New electric vehicle prices are down nearly 20% overall in the past year as a growing list of manufacturers are lowering sticker prices or offering rebates or cash incentives to try to increase sales.
Recent data indicates that dealerships are becoming oversupplied with electric cars — a twist following a prolonged period when the availability of EVs was limited. As the market shifts, lower prices are in store for consumers.
Major price cuts from Tesla kicked off competition among automakers at the start of 2023. Ford just made its second big countermove, cutting prices on the Lightning truck by nearly $10,000 for some trims after previously lowering the manufacturer's suggested retail price (MSRP) for its other flagship EV model, the Mustang Mach-E SUV.
One of the top-rated vehicles of the year, the 2023 Ford Lightning now has a starting MSRP of $49,995, down from $59,974 before the price cut. Buyers can also qualify for up to $7,500 in EV tax credits on Ford Lightning models. That puts the cost of the base trim of the truck closer to the sub-$40,000 price that the company touted when it introduced the first version of the vehicle in 2022.
Ford officials said high material costs and supply constraints forced them to increase prices in 2022 and 2023. But now the company can accommodate more demand because a plant is undergoing final upgrades that will soon enable production at a pace of 150,000 units of the electric truck per year.
The Lightning price cuts likely won't be the last EV price reductions we see this year. EV experts note that automakers across the industry are getting access to cheaper batteries, which gives them room to cut sticker prices.
At the same time, they're facing more pressure to stimulate demand with competitive pricing amid high auto loan interest rates and lackluster demand for certain EVs. That means some automakers are likely going to try to sweeten the deal for customers with lower prices as EV production rises and a flurry of new models hit the market.
EVs with cheaper prices in 2023
Here are nine EVs that are cheaper halfway into the year thanks to price cuts or cash incentives:
Ford F-150 Lightning
- The price of the base trim, the Pro, was lowered by nearly $10,000 on July 17 from a previous starting MSRP of $59,974. (The Pro trim is sold out for the 2023 model year.)
Ford Mustang Mach-E
- At the beginning of the year, the Mustang Mach-E started at $46,895, which is $3,900 higher than the current price. Other trims got MSRP reductions of more than $6,500.
Tesla Model 3
- In January, the starting MSRP for the Model 3 was $46,990. Tesla has changed the price of the electric sedan several times this year, but the current price for the base trim reflects an overall price cut of $6,750.
Tesla Model Y
- The price of the long range trim of the Model Y SUV is $15,500 lower than at the beginning of the year.
Tesla Model S
- The Model S luxury sedan got a $10,000 price cut in January, and the price was lowered again in March. At the start of the year, the base trim was $104,990, which is $16,500 higher than the current price of $88,490.
Tesla Model X
- The Model X luxury SUV started at $120,990 in January. The base price is now $22,500 lower: $98,490.
Hyundai Ioniq 6
Price: $36,600 after rebate
- In July, shoppers can get a $5,000 cash incentive on select trims of Hyundai's electric sedan. That brings the price of the base version down from the MSRP of $41,600.

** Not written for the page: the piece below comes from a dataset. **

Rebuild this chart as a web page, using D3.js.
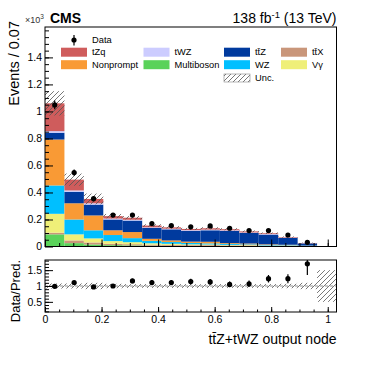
<!DOCTYPE html>
<html>
<head>
<meta charset="utf-8">
<script src="https://cdn.jsdelivr.net/npm/d3@7"></script>
<style>
  body { margin: 0; background: #fff; }
  text { font-family: "Liberation Sans", Arial, sans-serif; }
</style>
</head>
<body>
<div id="chart"></div>
<script>
// bins: 15 equal bins on the output node axis
const xMax = 1.031;
const nBins = 15;

// stacked backgrounds, bottom to top (units of 10^3 events)
const processes = ["Multiboson", "ttX", "Vgamma", "WZ", "Nonprompt", "ttZ", "tWZ", "tZq"];
const multiboson = [0.09, 0.025, 0.015, 0.01, 0.008, 0.006, 0.005, 0.004, 0.004, 0.003, 0.003, 0.002, 0.002, 0.001, 0];
const ttX = [0.012, 0.02, 0.015, 0.01, 0.009, 0.008, 0.007, 0.006, 0.006, 0.005, 0.005, 0.004, 0.003, 0.002, 0];
const vgamma = [0.14, 0.045, 0.03, 0.02, 0.015, 0.01, 0.008, 0.006, 0.005, 0.004, 0.003, 0.002, 0.002, 0.001, 0];
const wz = [0.21, 0.11, 0.06, 0.045, 0.03, 0.018, 0.013, 0.01, 0.008, 0.007, 0.005, 0.004, 0.003, 0.002, 0];
const nonprompt = [0.34, 0.12, 0.11, 0.035, 0.045, 0.015, 0.012, 0.01, 0.012, 0.006, 0.006, 0.004, 0.003, 0.001, 0];
const ttZ = [0.05, 0.085, 0.08, 0.08, 0.085, 0.08, 0.082, 0.08, 0.085, 0.09, 0.078, 0.072, 0.05, 0.016, 0];
const tWZ = [0.012, 0.01, 0.01, 0.007, 0.006, 0.005, 0.005, 0.005, 0.005, 0.005, 0.004, 0.004, 0.003, 0.001, 0];
const tZq = [0.206, 0.08, 0.032, 0.018, 0.015, 0.013, 0.01, 0.009, 0.01, 0.008, 0.008, 0.006, 0.004, 0.002, 0];
const predUnc = [0.09, 0.045, 0.04, 0.016, 0.012, 0.01, 0.009, 0.008, 0.008, 0.008, 0.007, 0.006, 0.005, 0.003, 0];

// observed
const dataVals = [1.048, 0.547, 0.354, 0.233, 0.233, 0.17, 0.155, 0.146, 0.152, 0.135, 0.118, 0.118, 0.085, 0.031, null];
const dataErr = [0.032, 0.023, 0.019, 0.015, 0.015, 0.013, 0.012, 0.012, 0.012, 0.012, 0.011, 0.011, 0.009, 0.006, null];

// ratio panel
const ratioVals = [0.99, 1.11, 0.97, 1.0, 1.16, 1.11, 1.11, 1.14, 1.13, 1.05, 1.07, 1.23, 1.23, 1.7, null];
const ratioErr = [0.03, 0.04, 0.05, 0.06, 0.07, 0.08, 0.08, 0.09, 0.09, 0.09, 0.1, 0.12, 0.14, 0.35, null];
const ratioUnc = [0.08, 0.08, 0.1, 0.07, 0.06, 0.06, 0.06, 0.06, 0.06, 0.06, 0.06, 0.06, 0.07, 0.1, 0.5];

// ticks
const yTicks = [0, 0.2, 0.4, 0.6, 0.8, 1, 1.2, 1.4];
const xTicks = [0, 0.2, 0.4, 0.6, 0.8, 1];
const rTicks = [0.5, 1, 1.5];

const colors = {
  Multiboson: "#5ad25a",
  ttX: "#c9967a",
  Vgamma: "#efef78",
  WZ: "#00bfff",
  Nonprompt: "#f99a35",
  ttZ: "#003a9e",
  tWZ: "#ccccff",
  tZq: "#cf5c5c"
};

const width = 374, height = 367;
const svg = d3.select("#chart").append("svg")
  .attr("width", width).attr("height", height);

svg.append("rect").attr("width", width).attr("height", height).attr("fill", "#fff");

// hatch pattern for uncertainties
const defs = svg.append("defs");
defs.append("pattern")
  .attr("id", "hatch")
  .attr("patternUnits", "userSpaceOnUse")
  .attr("width", 5).attr("height", 5)
  .append("path")
  .attr("d", "M-1,1 l2,-2 M0,5 l5,-5 M4,6 l2,-2")
  .attr("stroke", "#555").attr("stroke-width", 0.8);

const x = d3.scaleLinear().domain([0, xMax]).range([45, 336.5]);
const y = d3.scaleLinear().domain([0, 1.625]).range([246.5, 27]);
const yr = d3.scaleLinear().domain([0.18, 1.82]).range([312, 260]);

const edges = d3.range(nBins + 1).map((i) => (i * xMax) / nBins);

// table for the stack
const series = [multiboson, ttX, vgamma, wz, nonprompt, ttZ, tWZ, tZq];
const table = d3.range(nBins).map((i) => {
  const row = { bin: i };
  processes.forEach((p, k) => (row[p] = series[k][i]));
  return row;
});
const stacked = d3.stack().keys(processes)(table);

defs.append("clipPath").attr("id", "clipTop")
  .append("rect").attr("x", 45).attr("y", 27).attr("width", 291.5).attr("height", 219.5);
defs.append("clipPath").attr("id", "clipRatio")
  .append("rect").attr("x", 45).attr("y", 260).attr("width", 291.5).attr("height", 52);

const mainPanel = svg.append("g").attr("clip-path", "url(#clipTop)");

mainPanel.selectAll(".layer")
  .data(stacked)
  .enter().append("g")
  .attr("fill", (d) => colors[d.key])
  .selectAll("rect")
  .data((d) => d)
  .enter().append("rect")
  .attr("x", (d) => x(edges[d.data.bin]))
  .attr("width", (d) => x(edges[d.data.bin + 1]) - x(edges[d.data.bin]))
  .attr("y", (d) => y(d[1]))
  .attr("height", (d) => y(d[0]) - y(d[1]));

// total prediction uncertainty
const totals = table.map((r) => d3.sum(processes, (p) => r[p]));
mainPanel.selectAll(".unc")
  .data(totals)
  .enter().append("rect")
  .attr("x", (d, i) => x(edges[i]))
  .attr("width", (d, i) => x(edges[i + 1]) - x(edges[i]))
  .attr("y", (d, i) => y(d + predUnc[i]))
  .attr("height", (d, i) => y(d - predUnc[i]) - y(d + predUnc[i]))
  .attr("fill", "url(#hatch)");

// data points
const pts = dataVals.map((v, i) => ({ v, e: dataErr[i], c: (edges[i] + edges[i + 1]) / 2 })).filter((d) => d.v !== null);
mainPanel.selectAll(".derr").data(pts).enter().append("line")
  .attr("x1", (d) => x(d.c)).attr("x2", (d) => x(d.c))
  .attr("y1", (d) => y(d.v - d.e)).attr("y2", (d) => y(d.v + d.e))
  .attr("stroke", "#000").attr("stroke-width", 1.2);
mainPanel.selectAll(".dot").data(pts).enter().append("circle")
  .attr("cx", (d) => x(d.c)).attr("cy", (d) => y(d.v)).attr("r", 2.6).attr("fill", "#000");

// axes of the upper panel
function fmt(d) { return String(+d.toFixed(1)); }

svg.append("g").attr("transform", "translate(45,0)")
  .call(d3.axisLeft(y).tickValues(yTicks).tickSize(-8).tickPadding(3).tickFormat(fmt))
  .call((g) => g.select(".domain").remove());
svg.append("g").attr("transform", "translate(45,0)")
  .call(d3.axisLeft(y).tickValues(d3.range(0.05, 1.62, 0.05)).tickSize(-4).tickFormat(""))
  .call((g) => g.select(".domain").remove());

svg.append("g").attr("transform", "translate(0,246.5)")
  .call(d3.axisBottom(x).tickValues(xTicks).tickSize(-7).tickFormat(""))
  .call((g) => g.select(".domain").remove());
svg.append("g").attr("transform", "translate(0,246.5)")
  .call(d3.axisBottom(x).tickValues(d3.range(0.05, 1.03, 0.05)).tickSize(-3.5).tickFormat(""))
  .call((g) => g.select(".domain").remove());

svg.append("rect").attr("x", 45).attr("y", 27).attr("width", 291.5).attr("height", 219.5)
  .attr("fill", "none").attr("stroke", "#000").attr("stroke-width", 1);

// ratio panel
const rat = svg.append("g").attr("clip-path", "url(#clipRatio)");
rat.selectAll(".runc").data(ratioUnc).enter().append("rect")
  .attr("x", (d, i) => x(edges[i]))
  .attr("width", (d, i) => x(edges[i + 1]) - x(edges[i]))
  .attr("y", (d) => yr(1 + d))
  .attr("height", (d) => yr(1 - d) - yr(1 + d))
  .attr("fill", "url(#hatch)");
rat.append("line")
  .attr("x1", x(0)).attr("x2", x(xMax)).attr("y1", yr(1)).attr("y2", yr(1))
  .attr("stroke", "#777").attr("stroke-width", 0.8).attr("stroke-dasharray", "3,2");

const rpts = ratioVals.map((v, i) => ({ v, e: ratioErr[i], c: (edges[i] + edges[i + 1]) / 2 })).filter((d) => d.v !== null);
rat.selectAll(".rerr").data(rpts).enter().append("line")
  .attr("x1", (d) => x(d.c)).attr("x2", (d) => x(d.c))
  .attr("y1", (d) => yr(d.v - d.e)).attr("y2", (d) => yr(d.v + d.e))
  .attr("stroke", "#000").attr("stroke-width", 1.2);
rat.selectAll(".rdot").data(rpts).enter().append("circle")
  .attr("cx", (d) => x(d.c)).attr("cy", (d) => yr(d.v)).attr("r", 2.6).attr("fill", "#000");

svg.append("g").attr("transform", "translate(45,0)")
  .call(d3.axisLeft(yr).tickValues(rTicks).tickSize(-8).tickPadding(3).tickFormat(fmt))
  .call((g) => g.select(".domain").remove());
svg.append("g").attr("transform", "translate(45,0)")
  .call(d3.axisLeft(yr).tickValues(d3.range(0.2, 1.81, 0.1)).tickSize(-4).tickFormat(""))
  .call((g) => g.select(".domain").remove());
svg.append("g").attr("transform", "translate(0,312)")
  .call(d3.axisBottom(x).tickValues(xTicks).tickSize(-5).tickPadding(4).tickFormat(fmt))
  .call((g) => g.select(".domain").remove());
svg.append("g").attr("transform", "translate(0,312)")
  .call(d3.axisBottom(x).tickValues(d3.range(0.05, 1.03, 0.05)).tickSize(-2.5).tickFormat(""))
  .call((g) => g.select(".domain").remove());

svg.append("rect").attr("x", 45).attr("y", 260).attr("width", 291.5).attr("height", 52)
  .attr("fill", "none").attr("stroke", "#000").attr("stroke-width", 1);

svg.selectAll(".tick text").attr("font-size", "10.5px").attr("fill", "#000")
  .attr("font-family", "Liberation Sans, Arial, sans-serif");
svg.selectAll(".tick line").attr("stroke", "#000");

// titles
svg.append("text").attr("transform", "translate(19,21) rotate(-90)")
  .attr("text-anchor", "end").attr("font-size", "14.5px").text("Events / 0.07");
svg.append("text").attr("transform", "translate(20,260) rotate(-90)")
  .attr("text-anchor", "end").attr("font-size", "13px").text("Data/Pred.");
svg.append("text").attr("x", 336.5).attr("y", 343.5)
  .attr("text-anchor", "end").attr("font-size", "14px").text("tt\u0304Z+tWZ output node");

svg.append("text").attr("x", 50).attr("y", 23)
  .attr("font-size", "14px").attr("font-weight", "bold").text("CMS");
const expo = svg.append("text").attr("x", 25).attr("y", 23).attr("font-size", "9px").attr("fill", "#333");
expo.append("tspan").text("\u00d710");
expo.append("tspan").attr("font-size", "6.5px").attr("dy", -4).text("3");

const lumi = svg.append("text").attr("x", 336.5).attr("y", 22.7)
  .attr("text-anchor", "end").attr("font-size", "14px");
lumi.append("tspan").text("138 fb");
lumi.append("tspan").attr("font-size", "9.5px").attr("dy", -5).text("-1");
lumi.append("tspan").attr("dy", 5).text(" (13 TeV)");

// legend
const legendItems = [
  { key: "tZq", label: "tZq", col: 0, row: 1 },
  { key: "tWZ", label: "tWZ", col: 1, row: 1 },
  { key: "ttZ", label: "tt\u0304Z", col: 2, row: 1 },
  { key: "ttX", label: "tt\u0304X", col: 3, row: 1 },
  { key: "Nonprompt", label: "Nonprompt", col: 0, row: 2 },
  { key: "Multiboson", label: "Multiboson", col: 1, row: 2 },
  { key: "WZ", label: "WZ", col: 2, row: 2 },
  { key: "Vgamma", label: "V\u03b3", col: 3, row: 2 },
  { key: "unc", label: "Unc.", col: 2, row: 3 }
];
const colX = [61, 143.5, 224, 281];
const rowY = [40, 52.2, 64.7, 78];
const leg = svg.append("g").attr("font-size", "9.3px");

leg.append("line").attr("x1", 74).attr("x2", 74).attr("y1", 35).attr("y2", 45.5)
  .attr("stroke", "#000").attr("stroke-width", 1.2);
leg.append("circle").attr("cx", 74).attr("cy", 40).attr("r", 2.6).attr("fill", "#000");
leg.append("text").attr("x", 92).attr("y", rowY[0]).attr("dy", "0.35em").text("Data");

legendItems.forEach((it) => {
  const x0 = colX[it.col], yc = rowY[it.row];
  const h = it.key === "unc" ? 8 : 9;
  leg.append("rect")
    .attr("x", x0).attr("y", yc - h / 2).attr("width", 26).attr("height", h)
    .attr("fill", it.key === "unc" ? "url(#hatch)" : colors[it.key])
    .attr("stroke", it.key === "unc" ? "#888" : "none").attr("stroke-width", 0.6);
  leg.append("text").attr("x", x0 + 31).attr("y", yc).attr("dy", "0.35em").text(it.label);
});
</script>
</body>
</html>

Price: $38,850 after cash incentive
- Kia is offering a $3,750 cash incentive for its EV6 SUV, which lowers the price down from the MSRP of $42,600.
Audi e-tron GT
Price: $92,400 after purchase credit
- Audi's incentives are some of the highest in the EV market, according to CarsDirect.com. Audi e-tron GT buyers can get a $12,500 purchase credit in July off the MSRP of $104,900.
How EV tax credits can lower prices
Federal EV tax credits can essentially lower the price of an electric vehicle by up to $7,500. But only certain EVs qualify, and eligibility for the tax credits depends on how and where a vehicle and its parts are made, in addition to the price.
- Smaller EVs like sedans can be eligible for tax credits if they have an MSRP below $55,000, while larger vehicles like SUVs must be under $80,000. Those thresholds have motivated price decisions from automakers in 2023, with some automakers cutting MSRPs to help buyers qualify for tax credits as an extra incentive to buy.
- The two highest-profile price-cutting EV makers, Tesla and Ford, both have vehicles that qualify for the full tax credits up to $7,500, including trims of the Model 3, the Model Y and the Ford Lightning. Mach-E buyers, however, can only claim half of the tax credit — $3,750.
- Brands offering large incentives on EVs including Audi, Kia and Hyundai are in a bind as their vehicles don't qualify for any tax credits because of where the vehicles and their parts are made.
- Cash incentives are a way for these brands to compete with tax credits on other vehicles, but most automakers aside from Tesla have thin margins (if any) on their EVs.